> What you should do: Will you transcribe the entries that follow, exactly and in full?

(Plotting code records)
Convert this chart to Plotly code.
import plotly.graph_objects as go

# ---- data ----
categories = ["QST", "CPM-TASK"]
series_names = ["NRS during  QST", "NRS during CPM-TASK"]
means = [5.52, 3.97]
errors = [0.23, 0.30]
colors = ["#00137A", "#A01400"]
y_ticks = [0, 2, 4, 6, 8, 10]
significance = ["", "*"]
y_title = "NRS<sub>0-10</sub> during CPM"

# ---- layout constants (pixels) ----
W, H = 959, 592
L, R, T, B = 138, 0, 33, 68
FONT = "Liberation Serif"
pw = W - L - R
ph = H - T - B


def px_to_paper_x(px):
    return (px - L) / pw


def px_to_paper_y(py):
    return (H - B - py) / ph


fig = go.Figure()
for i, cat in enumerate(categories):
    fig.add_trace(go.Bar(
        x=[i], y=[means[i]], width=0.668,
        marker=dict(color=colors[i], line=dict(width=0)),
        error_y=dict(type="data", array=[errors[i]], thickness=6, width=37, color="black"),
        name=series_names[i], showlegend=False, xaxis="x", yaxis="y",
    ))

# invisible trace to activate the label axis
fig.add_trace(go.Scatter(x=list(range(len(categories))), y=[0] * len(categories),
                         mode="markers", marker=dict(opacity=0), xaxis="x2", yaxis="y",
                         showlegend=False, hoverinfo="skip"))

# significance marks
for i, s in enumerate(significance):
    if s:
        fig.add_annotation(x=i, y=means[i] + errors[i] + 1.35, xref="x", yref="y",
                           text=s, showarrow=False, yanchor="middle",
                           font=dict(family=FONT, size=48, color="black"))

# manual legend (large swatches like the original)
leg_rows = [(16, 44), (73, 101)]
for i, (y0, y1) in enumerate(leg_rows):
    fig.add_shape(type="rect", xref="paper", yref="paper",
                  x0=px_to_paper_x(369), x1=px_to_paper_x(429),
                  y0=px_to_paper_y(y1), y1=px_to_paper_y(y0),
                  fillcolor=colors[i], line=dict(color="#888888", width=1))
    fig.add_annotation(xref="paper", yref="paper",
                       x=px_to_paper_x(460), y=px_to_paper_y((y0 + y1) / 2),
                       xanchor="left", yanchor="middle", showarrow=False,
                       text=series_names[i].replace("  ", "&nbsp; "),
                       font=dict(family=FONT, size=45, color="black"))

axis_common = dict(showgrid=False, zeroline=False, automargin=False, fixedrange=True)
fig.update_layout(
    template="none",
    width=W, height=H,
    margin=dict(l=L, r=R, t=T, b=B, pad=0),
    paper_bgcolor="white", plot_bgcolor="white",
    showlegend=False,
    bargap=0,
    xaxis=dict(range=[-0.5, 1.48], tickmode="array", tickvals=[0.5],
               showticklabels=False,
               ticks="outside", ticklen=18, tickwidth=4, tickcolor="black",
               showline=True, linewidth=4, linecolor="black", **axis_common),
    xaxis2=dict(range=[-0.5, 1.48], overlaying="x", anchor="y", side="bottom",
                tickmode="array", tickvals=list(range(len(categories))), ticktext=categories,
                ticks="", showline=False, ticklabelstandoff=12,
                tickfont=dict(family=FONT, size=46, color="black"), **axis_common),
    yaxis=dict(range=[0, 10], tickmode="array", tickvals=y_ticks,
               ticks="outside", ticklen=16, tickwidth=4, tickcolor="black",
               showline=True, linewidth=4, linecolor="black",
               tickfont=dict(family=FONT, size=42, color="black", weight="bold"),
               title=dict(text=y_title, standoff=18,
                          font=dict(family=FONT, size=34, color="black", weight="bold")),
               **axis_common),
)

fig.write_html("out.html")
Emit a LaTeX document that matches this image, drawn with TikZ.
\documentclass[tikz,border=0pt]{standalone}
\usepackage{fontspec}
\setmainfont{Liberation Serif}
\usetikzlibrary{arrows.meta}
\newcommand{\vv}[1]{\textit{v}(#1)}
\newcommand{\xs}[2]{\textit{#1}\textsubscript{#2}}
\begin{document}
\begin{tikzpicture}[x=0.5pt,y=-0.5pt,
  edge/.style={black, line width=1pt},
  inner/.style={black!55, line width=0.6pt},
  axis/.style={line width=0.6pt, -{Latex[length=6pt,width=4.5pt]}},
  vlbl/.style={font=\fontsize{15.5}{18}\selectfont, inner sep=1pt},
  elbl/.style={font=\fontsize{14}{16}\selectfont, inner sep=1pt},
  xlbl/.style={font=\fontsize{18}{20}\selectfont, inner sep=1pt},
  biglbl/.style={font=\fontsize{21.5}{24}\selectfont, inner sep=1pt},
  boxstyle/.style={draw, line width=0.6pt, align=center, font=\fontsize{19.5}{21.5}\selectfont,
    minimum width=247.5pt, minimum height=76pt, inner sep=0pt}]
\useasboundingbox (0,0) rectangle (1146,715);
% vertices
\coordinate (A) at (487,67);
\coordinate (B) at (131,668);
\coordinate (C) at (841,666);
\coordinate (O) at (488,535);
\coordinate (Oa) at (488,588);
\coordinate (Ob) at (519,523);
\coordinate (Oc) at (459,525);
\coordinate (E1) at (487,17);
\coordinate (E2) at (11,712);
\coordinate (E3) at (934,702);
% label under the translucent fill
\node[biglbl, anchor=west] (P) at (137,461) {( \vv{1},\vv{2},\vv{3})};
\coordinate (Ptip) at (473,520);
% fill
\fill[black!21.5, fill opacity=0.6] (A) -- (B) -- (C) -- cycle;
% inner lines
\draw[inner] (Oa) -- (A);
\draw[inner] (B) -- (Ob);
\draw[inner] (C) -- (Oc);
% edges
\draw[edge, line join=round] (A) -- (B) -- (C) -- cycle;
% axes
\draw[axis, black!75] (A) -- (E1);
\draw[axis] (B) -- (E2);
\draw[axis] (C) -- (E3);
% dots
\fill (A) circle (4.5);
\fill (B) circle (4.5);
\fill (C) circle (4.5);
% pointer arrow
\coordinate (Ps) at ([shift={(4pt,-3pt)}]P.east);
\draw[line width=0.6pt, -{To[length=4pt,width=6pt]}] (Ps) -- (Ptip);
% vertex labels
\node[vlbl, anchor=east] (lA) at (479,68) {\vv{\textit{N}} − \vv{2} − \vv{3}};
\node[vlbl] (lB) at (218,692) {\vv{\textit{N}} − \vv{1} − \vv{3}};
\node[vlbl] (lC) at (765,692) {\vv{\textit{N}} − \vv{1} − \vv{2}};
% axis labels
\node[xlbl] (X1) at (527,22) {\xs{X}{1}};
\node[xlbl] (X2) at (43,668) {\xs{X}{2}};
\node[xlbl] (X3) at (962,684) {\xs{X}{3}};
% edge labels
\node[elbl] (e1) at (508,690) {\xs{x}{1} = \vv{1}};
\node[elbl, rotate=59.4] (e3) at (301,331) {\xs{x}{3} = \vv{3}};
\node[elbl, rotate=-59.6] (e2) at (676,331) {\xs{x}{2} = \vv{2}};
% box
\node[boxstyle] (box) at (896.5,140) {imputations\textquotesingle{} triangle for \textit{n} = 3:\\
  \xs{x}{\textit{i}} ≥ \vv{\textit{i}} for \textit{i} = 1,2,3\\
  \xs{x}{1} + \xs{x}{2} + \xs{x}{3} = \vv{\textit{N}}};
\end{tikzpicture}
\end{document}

> Answer to the task:
Convert this chart to Plotly code.
import plotly.graph_objects as go

# ---- data ----
categories = ["QST", "CPM-TASK"]
series_names = ["NRS during  QST", "NRS during CPM-TASK"]
means = [5.52, 3.97]
errors = [0.23, 0.30]
colors = ["#00137A", "#A01400"]
y_ticks = [0, 2, 4, 6, 8, 10]
significance = ["", "*"]
y_title = "NRS<sub>0-10</sub> during CPM"

# ---- layout constants (pixels) ----
W, H = 959, 592
L, R, T, B = 138, 0, 33, 68
FONT = "Liberation Serif"
pw = W - L - R
ph = H - T - B


def px_to_paper_x(px):
    return (px - L) / pw


def px_to_paper_y(py):
    return (H - B - py) / ph


fig = go.Figure()
for i, cat in enumerate(categories):
    fig.add_trace(go.Bar(
        x=[i], y=[means[i]], width=0.668,
        marker=dict(color=colors[i], line=dict(width=0)),
        error_y=dict(type="data", array=[errors[i]], thickness=6, width=37, color="black"),
        name=series_names[i], showlegend=False, xaxis="x", yaxis="y",
    ))

# invisible trace to activate the label axis
fig.add_trace(go.Scatter(x=list(range(len(categories))), y=[0] * len(categories),
                         mode="markers", marker=dict(opacity=0), xaxis="x2", yaxis="y",
                         showlegend=False, hoverinfo="skip"))

# significance marks
for i, s in enumerate(significance):
    if s:
        fig.add_annotation(x=i, y=means[i] + errors[i] + 1.35, xref="x", yref="y",
                           text=s, showarrow=False, yanchor="middle",
                           font=dict(family=FONT, size=48, color="black"))

# manual legend (large swatches like the original)
leg_rows = [(16, 44), (73, 101)]
for i, (y0, y1) in enumerate(leg_rows):
    fig.add_shape(type="rect", xref="paper", yref="paper",
                  x0=px_to_paper_x(369), x1=px_to_paper_x(429),
                  y0=px_to_paper_y(y1), y1=px_to_paper_y(y0),
                  fillcolor=colors[i], line=dict(color="#888888", width=1))
    fig.add_annotation(xref="paper", yref="paper",
                       x=px_to_paper_x(460), y=px_to_paper_y((y0 + y1) / 2),
                       xanchor="left", yanchor="middle", showarrow=False,
                       text=series_names[i].replace("  ", "&nbsp; "),
                       font=dict(family=FONT, size=45, color="black"))

axis_common = dict(showgrid=False, zeroline=False, automargin=False, fixedrange=True)
fig.update_layout(
    template="none",
    width=W, height=H,
    margin=dict(l=L, r=R, t=T, b=B, pad=0),
    paper_bgcolor="white", plot_bgcolor="white",
    showlegend=False,
    bargap=0,
    xaxis=dict(range=[-0.5, 1.48], tickmode="array", tickvals=[0.5],
               showticklabels=False,
               ticks="outside", ticklen=18, tickwidth=4, tickcolor="black",
               showline=True, linewidth=4, linecolor="black", **axis_common),
    xaxis2=dict(range=[-0.5, 1.48], overlaying="x", anchor="y", side="bottom",
                tickmode="array", tickvals=list(range(len(categories))), ticktext=categories,
                ticks="", showline=False, ticklabelstandoff=12,
                tickfont=dict(family=FONT, size=46, color="black"), **axis_common),
    yaxis=dict(range=[0, 10], tickmode="array", tickvals=y_ticks,
               ticks="outside", ticklen=16, tickwidth=4, tickcolor="black",
               showline=True, linewidth=4, linecolor="black",
               tickfont=dict(family=FONT, size=42, color="black", weight="bold"),
               title=dict(text=y_title, standoff=18,
                          font=dict(family=FONT, size=34, color="black", weight="bold")),
               **axis_common),
)

fig.write_html("out.html")
Emit a LaTeX document that matches this image, drawn with TikZ.
\documentclass[tikz,border=0pt]{standalone}
\usepackage{fontspec}
\setmainfont{Liberation Serif}
\usetikzlibrary{arrows.meta}
\newcommand{\vv}[1]{\textit{v}(#1)}
\newcommand{\xs}[2]{\textit{#1}\textsubscript{#2}}
\begin{document}
\begin{tikzpicture}[x=0.5pt,y=-0.5pt,
  edge/.style={black, line width=1pt},
  inner/.style={black!55, line width=0.6pt},
  axis/.style={line width=0.6pt, -{Latex[length=6pt,width=4.5pt]}},
  vlbl/.style={font=\fontsize{15.5}{18}\selectfont, inner sep=1pt},
  elbl/.style={font=\fontsize{14}{16}\selectfont, inner sep=1pt},
  xlbl/.style={font=\fontsize{18}{20}\selectfont, inner sep=1pt},
  biglbl/.style={font=\fontsize{21.5}{24}\selectfont, inner sep=1pt},
  boxstyle/.style={draw, line width=0.6pt, align=center, font=\fontsize{19.5}{21.5}\selectfont,
    minimum width=247.5pt, minimum height=76pt, inner sep=0pt}]
\useasboundingbox (0,0) rectangle (1146,715);
% vertices
\coordinate (A) at (487,67);
\coordinate (B) at (131,668);
\coordinate (C) at (841,666);
\coordinate (O) at (488,535);
\coordinate (Oa) at (488,588);
\coordinate (Ob) at (519,523);
\coordinate (Oc) at (459,525);
\coordinate (E1) at (487,17);
\coordinate (E2) at (11,712);
\coordinate (E3) at (934,702);
% label under the translucent fill
\node[biglbl, anchor=west] (P) at (137,461) {( \vv{1},\vv{2},\vv{3})};
\coordinate (Ptip) at (473,520);
% fill
\fill[black!21.5, fill opacity=0.6] (A) -- (B) -- (C) -- cycle;
% inner lines
\draw[inner] (Oa) -- (A);
\draw[inner] (B) -- (Ob);
\draw[inner] (C) -- (Oc);
% edges
\draw[edge, line join=round] (A) -- (B) -- (C) -- cycle;
% axes
\draw[axis, black!75] (A) -- (E1);
\draw[axis] (B) -- (E2);
\draw[axis] (C) -- (E3);
% dots
\fill (A) circle (4.5);
\fill (B) circle (4.5);
\fill (C) circle (4.5);
% pointer arrow
\coordinate (Ps) at ([shift={(4pt,-3pt)}]P.east);
\draw[line width=0.6pt, -{To[length=4pt,width=6pt]}] (Ps) -- (Ptip);
% vertex labels
\node[vlbl, anchor=east] (lA) at (479,68) {\vv{\textit{N}} − \vv{2} − \vv{3}};
\node[vlbl] (lB) at (218,692) {\vv{\textit{N}} − \vv{1} − \vv{3}};
\node[vlbl] (lC) at (765,692) {\vv{\textit{N}} − \vv{1} − \vv{2}};
% axis labels
\node[xlbl] (X1) at (527,22) {\xs{X}{1}};
\node[xlbl] (X2) at (43,668) {\xs{X}{2}};
\node[xlbl] (X3) at (962,684) {\xs{X}{3}};
% edge labels
\node[elbl] (e1) at (508,690) {\xs{x}{1} = \vv{1}};
\node[elbl, rotate=59.4] (e3) at (301,331) {\xs{x}{3} = \vv{3}};
\node[elbl, rotate=-59.6] (e2) at (676,331) {\xs{x}{2} = \vv{2}};
% box
\node[boxstyle] (box) at (896.5,140) {imputations\textquotesingle{} triangle for \textit{n} = 3:\\
  \xs{x}{\textit{i}} ≥ \vv{\textit{i}} for \textit{i} = 1,2,3\\
  \xs{x}{1} + \xs{x}{2} + \xs{x}{3} = \vv{\textit{N}}};
\end{tikzpicture}
\end{document}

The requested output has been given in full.